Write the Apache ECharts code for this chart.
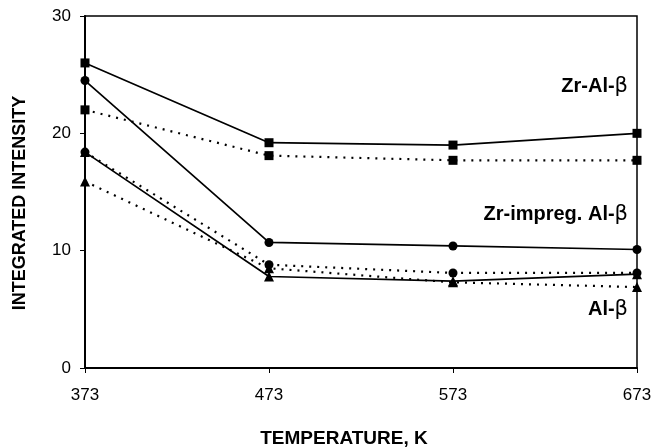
<!DOCTYPE html>
<html>
<head>
<meta charset="utf-8">
<script src="https://cdn.jsdelivr.net/npm/echarts@6/dist/echarts.min.js"></script>
<style>
    html, body { margin: 0; padding: 0; background: #fff; }
    #chart { width: 654px; height: 447px; }
</style>
</head>
<body>
<div id="chart"></div>
<script>
// temperatures (K)
var temps = [373, 473, 573, 673];
var yTicks = [0, 10, 20, 30];

// integrated intensity
var zrAlSolid = [26.0, 19.2, 19.0, 20.0];
var zrAlDotted = [22.0, 18.1, 17.7, 17.7];
var zrImpSolid = [24.5, 10.7, 10.4, 10.1];
var zrImpDotted = [18.4, 8.8, 8.1, 8.1];
var alSolid = [18.4, 7.8, 7.4, 8.0];
var alDotted = [15.9, 8.5, 7.3, 6.9];

var labels = ['Zr-Al-', 'Zr-impreg. Al-', 'Al-'];

function pts(vals) {
    return temps.map(function (t, i) { return [t, vals[i]]; });
}

function line(name, vals, symbol, dotted) {
    return {
        name: name,
        type: 'line',
        data: pts(vals),
        symbol: symbol,
        symbolSize: symbol === 'triangle' ? 10 : 9,
        itemStyle: { color: '#000' },
        lineStyle: {
            color: '#000',
            width: dotted ? 2.2 : 1.7,
            type: dotted ? [2, 6] : 'solid'
        },
        animation: false
    };
}

var chart = echarts.init(document.getElementById('chart'));
var font = '"Liberation Sans", Arial, sans-serif';

function seriesLabel(text, top) {
    return {
        type: 'text', right: 26, top: top,
        style: {
            text: '{a|' + text + '}{b|β}',
            rich: {
                a: { fontFamily: font, fontWeight: 'bold', fontSize: 20, fill: '#000' },
                b: { fontFamily: '"DejaVu Sans", sans-serif', fontWeight: 'normal', fontSize: 21, fill: '#000' }
            }
        }
    };
}

chart.setOption({
    backgroundColor: '#fff',
    grid: {
        left: 85, right: 17, top: 16, bottom: 79,
        outerBoundsMode: 'none',
        show: true, borderColor: '#000', borderWidth: 1.5
    },
    xAxis: {
        type: 'value',
        min: temps[0], max: temps[temps.length - 1], interval: 100,
        name: 'TEMPERATURE, K',
        nameLocation: 'middle', nameGap: 61,
        nameTextStyle: {
            fontFamily: font, fontWeight: 'bold', fontSize: 19, color: '#000',
            padding: [0, 34, 0, 0]
        },
        axisLine: { lineStyle: { color: '#000', width: 2 } },
        axisTick: { show: true, length: 5, lineStyle: { color: '#000' } },
        axisLabel: { margin: 19, fontFamily: font, fontSize: 17, color: '#000' },
        splitLine: { show: false }
    },
    yAxis: {
        type: 'value',
        min: yTicks[0], max: yTicks[yTicks.length - 1], interval: 10,
        name: 'INTEGRATED INTENSITY',
        nameLocation: 'middle', nameGap: 56, nameRotate: 90,
        nameTextStyle: {
            fontFamily: font, fontWeight: 'bold', fontSize: 18, color: '#000',
            padding: [0, 22, 0, 0]
        },
        axisLine: { show: true, lineStyle: { color: '#000', width: 2 } },
        axisTick: { show: true, length: 5, lineStyle: { color: '#000' } },
        axisLabel: { margin: 14, fontFamily: font, fontSize: 17, color: '#000' },
        splitLine: { show: false }
    },
    series: [
        line('Zr-Al-β solid', zrAlSolid, 'rect', false),
        line('Zr-Al-β dotted', zrAlDotted, 'rect', true),
        line('Zr-impreg solid', zrImpSolid, 'circle', false),
        line('Al-β solid', alSolid, 'triangle', false),
        line('Al-β dotted', alDotted, 'triangle', true),
        line('Zr-impreg dotted', zrImpDotted, 'circle', true)
    ],
    graphic: [
        seriesLabel(labels[0], 76),
        seriesLabel(labels[1], 204),
        seriesLabel(labels[2], 299)
    ]
});
</script>
</body>
</html>
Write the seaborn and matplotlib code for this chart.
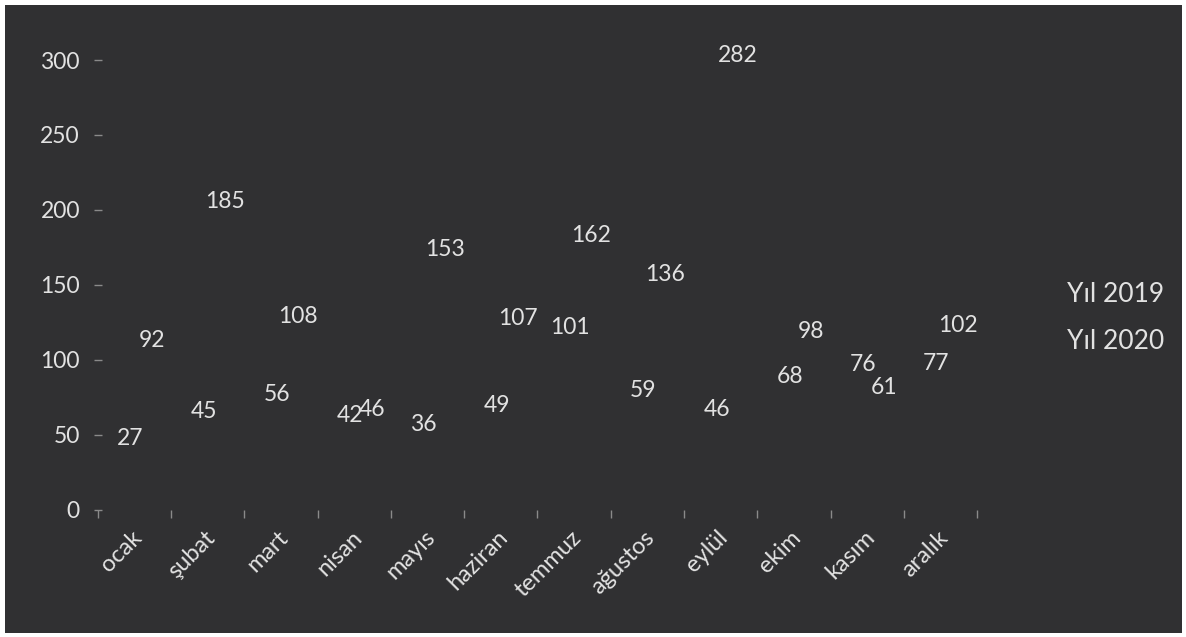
import matplotlib
matplotlib.use('Agg')
import matplotlib.pyplot as plt
import matplotlib.transforms as mtransforms
import pandas as pd
import seaborn as sns
from matplotlib.patches import Rectangle

# Data
months = ['ocak', 'şubat', 'mart', 'nisan', 'mayıs', 'haziran',
          'temmuz', 'ağustos', 'eylül', 'ekim', 'kasım', 'aralık']
yil_2019 = [27, 45, 56, 42, 36, 49, 101, 59, 46, 68, 76, 77]
yil_2020 = [92, 185, 108, 46, 153, 107, 162, 136, 282, 98, 61, 102]
series = ['Yıl 2019', 'Yıl 2020']
y_ticks = [0, 50, 100, 150, 200, 250, 300]

bg = '#303032'
fg = '#e2e2e2'
tick_col = '#8a8a8a'

df = pd.DataFrame({
    'ay': months * 2,
    'deger': yil_2019 + yil_2020,
    'seri': [series[0]] * len(months) + [series[1]] * len(months),
})

sns.set_style('white')
plt.rcParams['font.family'] = ['Lato', 'DejaVu Sans']

fig = plt.figure(figsize=(11.86, 6.37), dpi=100)
fig.patch.set_facecolor('white')
fig.add_artist(Rectangle((0.004, 0.007), 0.993, 0.985, transform=fig.transFigure,
                         facecolor=bg, edgecolor='none', zorder=0))

ax = fig.add_axes([0.0826, 0.1994, 0.7412, 0.7535])
ax.set_facecolor(bg)
ax.patch.set_alpha(0)

# bars are drawn in the background colour, only their labels show
sns.barplot(data=df, x='ay', y='deger', hue='seri', hue_order=series,
            palette=[bg, bg], width=0.58, ax=ax, legend=True,
            edgecolor=bg, linewidth=0)

for cont in ax.containers:
    ax.bar_label(cont, padding=15, color=fg, fontsize=16.5)

# the tick marks sit a little left of the category boundaries in the original
x0 = -0.59
ax.set_xlim(x0, x0 + 12)
ax.set_ylim(0, 320)
ax.set_yticks(y_ticks)
ax.set_xlabel('')
ax.set_ylabel('')
for s in ax.spines.values():
    s.set_visible(False)

ax.tick_params(axis='y', colors=tick_col, labelcolor=fg, labelsize=16.5,
               direction='inout', length=6, width=1, left=True, pad=10)
ax.tick_params(axis='x', which='major', length=0, labelcolor=fg, labelsize=17, pad=12)
ax.set_xticks([x0 + k for k in range(13)], minor=True)
ax.tick_params(axis='x', which='minor', bottom=True, colors=tick_col,
               direction='out', length=6, width=1)
shift = mtransforms.ScaledTranslation(-10 / 100, 0, fig.dpi_scale_trans)
for lbl in ax.get_xticklabels():
    lbl.set_rotation(45)
    lbl.set_ha('right')
    lbl.set_rotation_mode('anchor')
    lbl.set_transform(lbl.get_transform() + shift)

leg = ax.legend(loc='center left', bbox_to_anchor=(0.880, 0.501),
                bbox_transform=fig.transFigure, frameon=False,
                handlelength=0, handletextpad=0, labelspacing=0.85,
                fontsize=19)
for t in leg.get_texts():
    t.set_color(fg)
for h in leg.legend_handles:
    h.set_visible(False)

fig.savefig('out.png', dpi=100, facecolor=fig.get_facecolor())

- What you need to do -
Copy and report every line where the word "code" is present.

- Answer to the task -
Write the Apache ECharts code for this chart.
Write the seaborn and matplotlib code for this chart.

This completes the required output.